NYC Transit chief Andy Byford — who oversees buses and subways — said Monday he’s had enough, and is instructing subway station managers to work more closely with police to keep homeless people from disrupting the subways.
Managers are also being urged to work more closely with the city Department of Homeless Services and the Bowery Residents Committee to deal with the problems.
Byford doesn’t mind if homeless people need to warm themselves up by riding trains in the winter — “but being offensive, obnoxious and antisocial” is a problem, he said. “And that we are not prepared to tolerate.”
He said the agency must deal with homeless people compassionately — but added that “we equally have to make sure people are not causing offense to other customers.”
Cold weather in the past few days seems to have made the homeless situation worse, said MTA board member Susan Metzger.
She said she noticed a significant increase in the number of homeless people in the subway Sunday and Monday compared with late last week.
Metzger said the number of homeless people on the trains leads subway passengers to believe the MTA is failing to improve service. “It does impact our riders’ sense of progress that we’re making,” she said.

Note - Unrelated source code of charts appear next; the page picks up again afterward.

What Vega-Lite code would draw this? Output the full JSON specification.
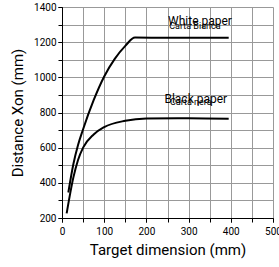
{
  "$schema": "https://vega.github.io/schema/vega-lite/v6.json",
  "width": 211,
  "height": 211,
  "autosize": {"type": "none"},
  "padding": {"left": 62, "top": 7, "right": 6, "bottom": 49},
  "config": {
    "view": {"stroke": null},
    "font": "Roboto",
    "axis": {"gridColor": "#999999", "gridOpacity": 1, "gridWidth": 1, "domainColor": "#000", "tickColor": "#000", "labelColor": "#000", "titleColor": "#000", "labelFont": "Roboto", "titleFont": "Roboto", "titleFontWeight": "normal", "labelOverlap": false, "labelFontSize": 10, "titleFontSize": 15}
  },
  "resolve": {"axis": {"x": "independent", "y": "independent"}},
  "datasets": {
    "curves": [
      {"series": "White", "x": 15, "y": 345},
      {"series": "White", "x": 27, "y": 507},
      {"series": "White", "x": 38, "y": 615},
      {"series": "White", "x": 50, "y": 705},
      {"series": "White", "x": 75, "y": 870},
      {"series": "White", "x": 100, "y": 1005},
      {"series": "White", "x": 125, "y": 1105},
      {"series": "White", "x": 150, "y": 1179},
      {"series": "White", "x": 173, "y": 1226},
      {"series": "White", "x": 250, "y": 1225},
      {"series": "White", "x": 395, "y": 1225},
      {"series": "Black", "x": 11, "y": 226},
      {"series": "Black", "x": 27, "y": 431},
      {"series": "Black", "x": 38, "y": 530},
      {"series": "Black", "x": 50, "y": 600},
      {"series": "Black", "x": 75, "y": 675},
      {"series": "Black", "x": 100, "y": 717},
      {"series": "Black", "x": 150, "y": 753},
      {"series": "Black", "x": 200, "y": 766},
      {"series": "Black", "x": 300, "y": 768},
      {"series": "Black", "x": 395, "y": 765}
    ],
    "labels": [
      {"x": 327, "y": 1318, "text": "White paper", "size": 12},
      {"x": 315, "y": 1290, "text": "Carta Bianca", "size": 9},
      {"x": 317, "y": 875, "text": "Black paper", "size": 12},
      {"x": 305, "y": 862, "text": "Carta nera", "size": 9}
    ]
  },
  "layer": [
    {
      "data": {"name": "curves"},
      "mark": {"type": "line", "color": "#000", "strokeWidth": 2, "interpolate": "monotone"},
      "encoding": {
        "x": {"field": "x", "type": "quantitative", "scale": {"domain": [0, 500], "nice": false},
          "axis": {"orient": "bottom", "values": [0,50,100,150,200,250,300,350,400,450,500], "grid": true, "labels": false, "title": null, "tickSize": 4, "domain": true}},
        "y": {"field": "y", "type": "quantitative", "scale": {"domain": [200, 1400], "nice": false},
          "axis": {"orient": "left", "values": [200,300,400,500,600,700,800,900,1000,1100,1200,1300,1400], "grid": true, "labels": false, "title": null, "tickSize": 4, "domain": true}},
        "detail": {"field": "series"}
      }
    },
    {
      "data": {"name": "labels"},
      "mark": {"type": "text", "color": "#000", "font": "Roboto"},
      "encoding": {
        "x": {"field": "x", "type": "quantitative",
          "axis": {"orient": "bottom", "values": [0,100,200,300,400,500], "format": "d", "grid": false, "domain": false, "tickSize": 4, "labelPadding": 4, "labelFlush": false, "title": "Target dimension (mm)", "titlePadding": 6}},
        "y": {"field": "y", "type": "quantitative",
          "axis": {"orient": "left", "values": [200,400,600,800,1000,1200,1400], "format": "d", "grid": false, "domain": false, "tickSize": 4, "labelPadding": 2, "labelFlush": false, "title": "Distance Xon (mm)", "titlePadding": 8}},
        "text": {"field": "text"},
        "size": {"field": "size", "type": "quantitative", "scale": null}
      }
    }
  ]
}
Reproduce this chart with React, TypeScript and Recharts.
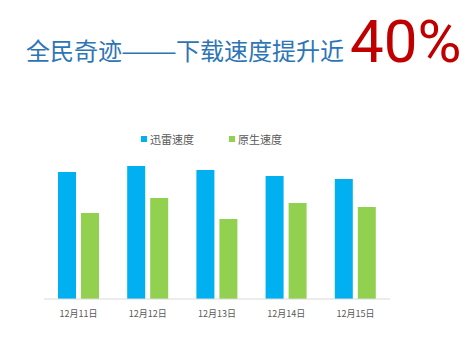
import React from 'react';
import { BarChart, Bar, XAxis, YAxis } from 'recharts';

const days = ['12月11日', '12月12日', '12月13日', '12月14日', '12月15日'];
const xunleiSpeed = [127, 133, 129, 123, 120];
const nativeSpeed = [86, 101, 80, 96, 92];

const series = [
  { key: 'xunlei', name: '迅雷速度', color: '#00b0f0' },
  { key: 'native', name: '原生速度', color: '#92d050' },
];

const chartData = days.map((day, i) => ({
  day,
  xunlei: xunleiSpeed[i],
  native: nativeSpeed[i],
}));

const cjk = '"Noto Sans CJK SC", sans-serif';

const App: React.FC = () => {
  return (
    <div style={{ position: 'absolute', left: 0, top: 0, width: 472, height: 337, background: '#fff' }}>
      <svg width={472} height={80} style={{ position: 'absolute', left: 0, top: 0 }}>
        <text y={60} fontSize={24} fill="#2e75b6" fontFamily={cjk}>
          <tspan x={26}>全民奇迹</tspan>
          <tspan x={121} textLength={56} lengthAdjust="spacingAndGlyphs">——</tspan>
          <tspan x={176}>下载速度提升近</tspan>
        </text>
        <text x={350} y={62} fontSize={60} fill="#c00000" fontFamily="Roboto, sans-serif">
          40%
        </text>
      </svg>
      <div style={{ position: 'absolute', left: 0, top: 0 }}>
        <BarChart
          width={472}
          height={337}
          data={chartData}
          margin={{ top: 159, right: 82, left: 44, bottom: 8 }}
          barGap={5}
          barSize={18}
        >
          <XAxis
            dataKey="day"
            height={30}
            axisLine={{ stroke: '#d9d9d9' }}
            tickLine={false}
            tick={{ fontSize: 9, fill: '#595959', fontFamily: cjk }}
            tickMargin={6}
          />
          <YAxis hide domain={[0, 140]} />
          {series.map((s) => (
            <Bar key={s.key} dataKey={s.key} name={s.name} fill={s.color} isAnimationActive={false} />
          ))}
        </BarChart>
      </div>
      <div
        style={{
          position: 'absolute',
          left: 141,
          top: 131,
          display: 'flex',
          fontFamily: cjk,
          fontSize: 11,
          lineHeight: '16px',
          color: '#595959',
        }}
      >
        {series.map((s) => (
          <div key={s.key} style={{ display: 'flex', alignItems: 'center', marginRight: 35 }}>
            <span style={{ display: 'inline-block', width: 6, height: 6, background: s.color, marginRight: 3 }} />
            <span>{s.name}</span>
          </div>
        ))}
      </div>
    </div>
  );
};

export default App;
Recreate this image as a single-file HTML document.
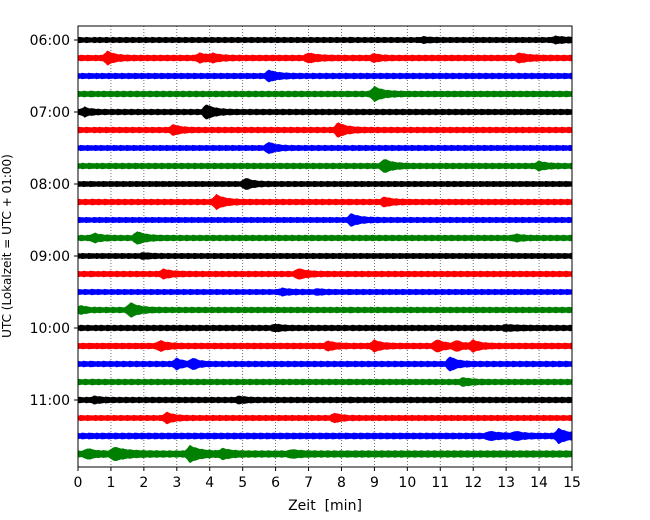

But Byford’s plans drew fears from some on the MTA board that the agency’s response might turn cruel.
“They are human beings. They are individuals with individual problems, and to deal with them all as one is just wrong,” said board member Charles Moerdler. “To deal with them uncaringly and recklessly in my view is a disaster.”
Byford called Moerdler’s points “very valid” — but said the agency also has to “make sure people are not causing offense to other customers or making a mess. And we would expect rapid assistance from the city and or the police to help us in that regard.”
At the 2 and 3 train stop at Chambers Street downtown, straphangers said homeless people are an issue.
Brooklyn commuter Dione Coleman said she’s been harassed by pushing subway panhandlers and people who treat subway cars and stations like toilets or bedrooms. “I think they should do better,” Coleman said of MTA officials.
Homeless people with mental health issues “are ones that make me the most nervous,” said Jennifer Hutz, 41, from Brooklyn.
But straphanger James Blake — a professor at Borough of Manhattan Community College — said he also worried that the MTA would react to the problem with a heavy hand.
“They’re not in control of their space,” he said of those with mental health issues. “You can’t police away a problem like that.”
The city’s annual homeless census last January put the number of homeless people on the subways at 1,771 — a 2.3% drop from the February 2017 count of 1,812.
The MTA works with the Bowery Residents’ Committee “to get people who are homeless the help they need and make the system work better for everyone,” Byford said.
The committee’s chief, Muzzy Rosenblatt, posted on Twitter a response to Byford. He said the committee “has assisted thousands of unsheltered individuals out of the subways to better living situations, better health and better lives, by offering a hand up, instead of a handout,” he tweeted.